I was asking—perhaps with a few more words than one usually does, because I gathered from you that you did not understand what I was seeking to ask—a question on the point that hon. Members have at various times made speeches, and that when an hon. Friend tries to deal with one of the points that have been raised he is told that the question of what is irrelevant varies as the night goes on. I want to know whether that is your Ruling. If so, it is a very remarkable one on which we may have to act later.

The Chairman

I quite understood the hon. and learned Gentleman's question, and I have answered it. I have said that I do not propose to give a Ruling in reply to that question.

Mr. Pritt

If you make a Ruling like that, how can any hon. Member on this side possibly know whether or not he is in order?

The Chairman

The hon. and learned Member can wait until he is interrupted by the Chair.

Mr. Dalton

Further to the point of Order, and desiring only that our Debates should proceed in an orderly fashion, may I ask, Sir Dennis, how it comes about that my hon. Friend the Member for Lichfield (Mr. Poole), who was making only a brief reference to a particular point, to which the Minister of Labour had, unchecked by the Chair, referred, was not allowed to refer even briefly to that matter?

Mr. E. Brown

On the point of Order. This puts the Minister in a difficult position. I was replying, although I knew it was not strictly relevant, to a courteous question that had been put to me. If I had cared to ask for the Ruling of the Chair during the Debate, I might have done so many times, but I did not, and it is a little hard when, having replied out of courtesy, the matter should again be pressed later on.

The Chairman

In reply to the hon. Member for Bishop Auckland (Mr. Dalton), I do not know whether he was listening, but I did refer to the reason why the Minister had touched upon that matter, and I think this is clearly an occasion on which the Chair need not be interfered with from the Front Bench.

Mr. Dalton

I had not previously understood either Mr. Speaker or any other occupant of the Chair to use the term "interference" when a question was put, I think quite politely. It is a new vocabulary.

Mr. Poole

On the point of Order. How is it that Birmingham is out of order in this Debate while Liverpool has been freely debated?

The Chairman

If the hon. Member wishes to speak on this subject, he will perhaps observe what I have already said, and proceed until I have occasion to stop him again. I have given him a warning already that I propose to keep the discussion more closely to what is strictly relevant to the question before the Committee.

Mr. Poole

I accept your Ruling, Sir Dennis, and will do my best to keep to it, but it is unfortunate for those who rise late in the evening to have a narrower Ruling applied to them than has been prevalent earlier.

The Chairman

I am afraid we all have to put up with misfortunes. The hon. Member will perhaps recognise that.

Mr. Poole

I have been putting up with them all my life, and I hope to be able to adapt myself to the new kind. The point that I was seeking to make was this, that this factory could have been equally well located in a Special Area.

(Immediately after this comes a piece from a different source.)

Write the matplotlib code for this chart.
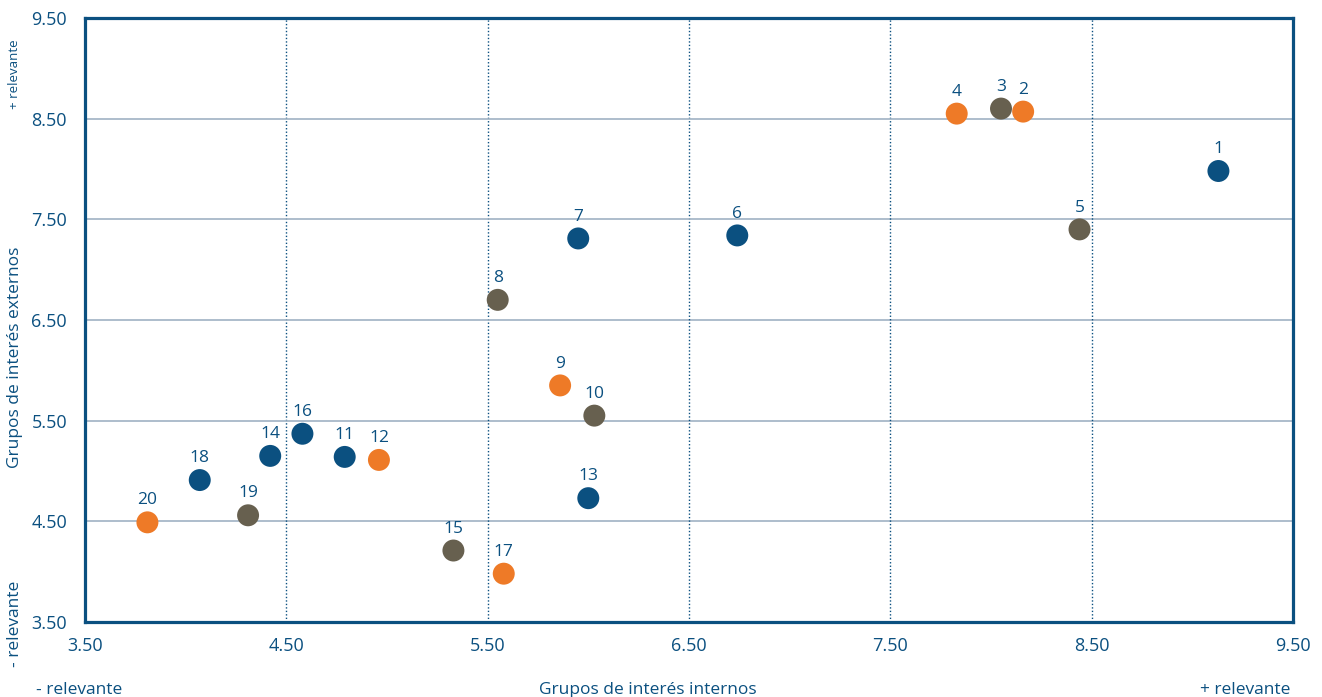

The only argument that has been advanced for its being located anywhere else was the fact that there was skilled labour available in the place where it is in fact located. I was fortunate enough to have the opportunity of visiting a located factory some few months ago, and the point that I put, as to why production had been so slowed down in this factory, was answered by the case being stated by the managing director of the company, who said that in that district, which was Birmingham, there was a complete shortage of skilled labour. There was no skilled labour available. The whole of the labour there was unskilled labour, which had to be trained for this work. Here you have located another factory, not because you have skilled labour there, as the Minister has told us, but where you have to rely wholly on the same type of labour as is available to you in the Special Areas. The factory located at Tyburn could have been located in the valleys of Monmouthshire, or on Tyneside, or in any other distressed area. It is not a fact that skilled labour is available there. It is unskilled labour in every sense of the word and is having to be trained. I feel that the factories which are being located willy nilly might with reasonable planning, intelligence, and direction have been located where there are men seeking employment. The alternative has been the case. Factories have been located apparently where the manufacturers desired them, and the men have been expected to put up with the upheaval of their homes and asked to settle in areas which are alien to them. There is another aspect of the question of location.

The Chairman

I allowed the hon. Member to make his point in reply to the point made by the Minister, and I told him that he must not devote his speech to the question of the location of industry.

Mr. Poole

I am afraid I have been stumbling over the word "location" and it is unfortunate that I should keep using it. May I speak of the position of the local authorities in the Special Areas? Many of them have laid out large sums in the construction of municipal aerodromes. In almost every case they are now white elephants and cause heavy burdens on the rates. They are ideal places for the location of some of the aircraft factories which have been put in other places. It would have been an advantage to these local authorities if shadow aircraft factories could have been put on some of the aerodromes in Special Areas. The Minister has only skimmed lightly over the points that have been made and I feel that a case has been made out for taking industries to the men in the Special Areas rather than taking men from those areas and putting them in the industrial Midlands. Many thousands of boys of 14 and 15 have been taken from the Special Areas and planted in great cities, whereas industry after industry could have been taken to them in the places where they live. These boys could have been allowed to remain at home under the supervision of their parents and work could have been provided for them in the places where they were born and in which they are proud to live. We believe it is wrong to expect men to move from one part of the country to another in search of work and to uproot families from the places where they were born and bred. The work should have been taken to the men and not the men to the work. I appeal to the Minister to consider seriously taking the work to the Special Areas instead of moving men, women and children into surroundings in which they find themselves unhappy.

Amendment negatived.

Clause 2 ordered to stand part of the Bill.